The median age of artists in the 2008–19 editions of the Whitney Biennial. © artnet News. Graphic by Lucas Albrecht.

In the period between 2008 and 2014, the median age of artists in the Whitney Biennial rose steadily, from 38 to 47 years of age. (In 2008, the oldest artist presenting was John Baldessari, who was born in 1931; the youngest was Rashawn Griffin, born in 1980).

There could be a number of reasons for these fluctuations. The least quantifiable is curatorial taste, which varies each year. But this era also coincided with the worldwide financial crisis that began in 2007 and led to the Great Recession, triggering a dip in the art market (Sotheby’s stock was down 83 percent in October 2008 compared with the year prior) and diminishing career prospects for young artists.

Yet by 2017, as the economy was stabilizing, the median age dropped back down, and half the artists in the show were again younger than 38. The number has fallen again slightly for the 2019 edition (37 is the median age), and the current exhibition, for the first time, has artists born in the 1990s: Zack Khalil and Ilana Harris-Babou were both born in 1991. (The oldest artist in the current edition is Diane Simpson, who was born in 1935.)

This may reflect a rise in art school enrollment and graduation, and even as such institutions are struggling to survive, attendance rates have risen over the past decade.
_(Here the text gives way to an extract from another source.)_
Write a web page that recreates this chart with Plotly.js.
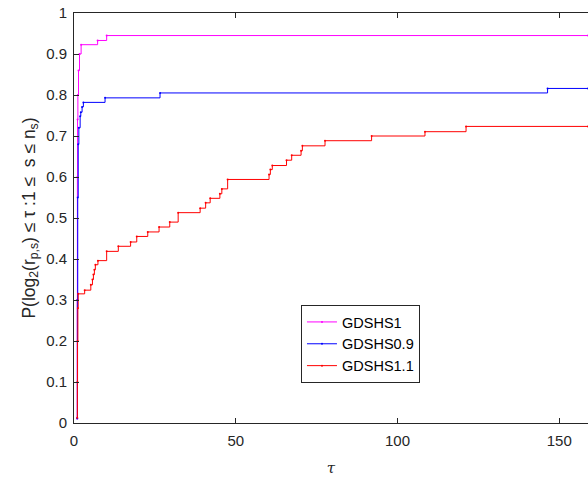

On the whole, living artists have dominated the past six shows. This year, only two artists—James Luna and Barbara Hammer—are deceased, down from the high of nine dead artists who were included in the 2014 exhibition.

 

3. New York Rules the Roost in 2019

 

Most artists in the 2019 Whitney Biennial live and work in New York, or New York and one other city. © artnet News. Graphic by Lucas Albrecht.

Artists living and working in New York dominate this year’s biennial: of the 74 artists included in the show, just over 51 percent (a total of 38) work in the Big Apple, or move between New York and another city (for artists working in New York and another place, the other place is not represented in our chart). Los Angeles is the second-best represented city, but only eight artists (nearly 11 percent of the total) work in La La Land. A handful of cities, including Philadelphia and Miami, are represented by two artists each.

But Middle America is mostly flyover territory in this year’s biennial. Chicago, Detroit, and New Orleans—the third, 23rd, and 50th most populated cities in the country—have each contributed only one artist each to the show.

On the one hand, these statistics reflect the fact that New York remains the capital of the contemporary art world, with the greatest concentration of museums, galleries, and support structures in the country. Yet the New York art world remains insular, and the growth of art communities in cities such as Detroit (where space for artists and dealers is cheaper and more plentiful) isn’t accurately reflected in the 2019 Whitney Biennial.

A handful of artists in this year’s edition live abroad, and three of them—Thirza Cuthand, Caroline Monnet, and Jenn Nkiru—were also born outside the US. Cuthand and Monnet were born and live in Canada, and Nkiru was born and works in London.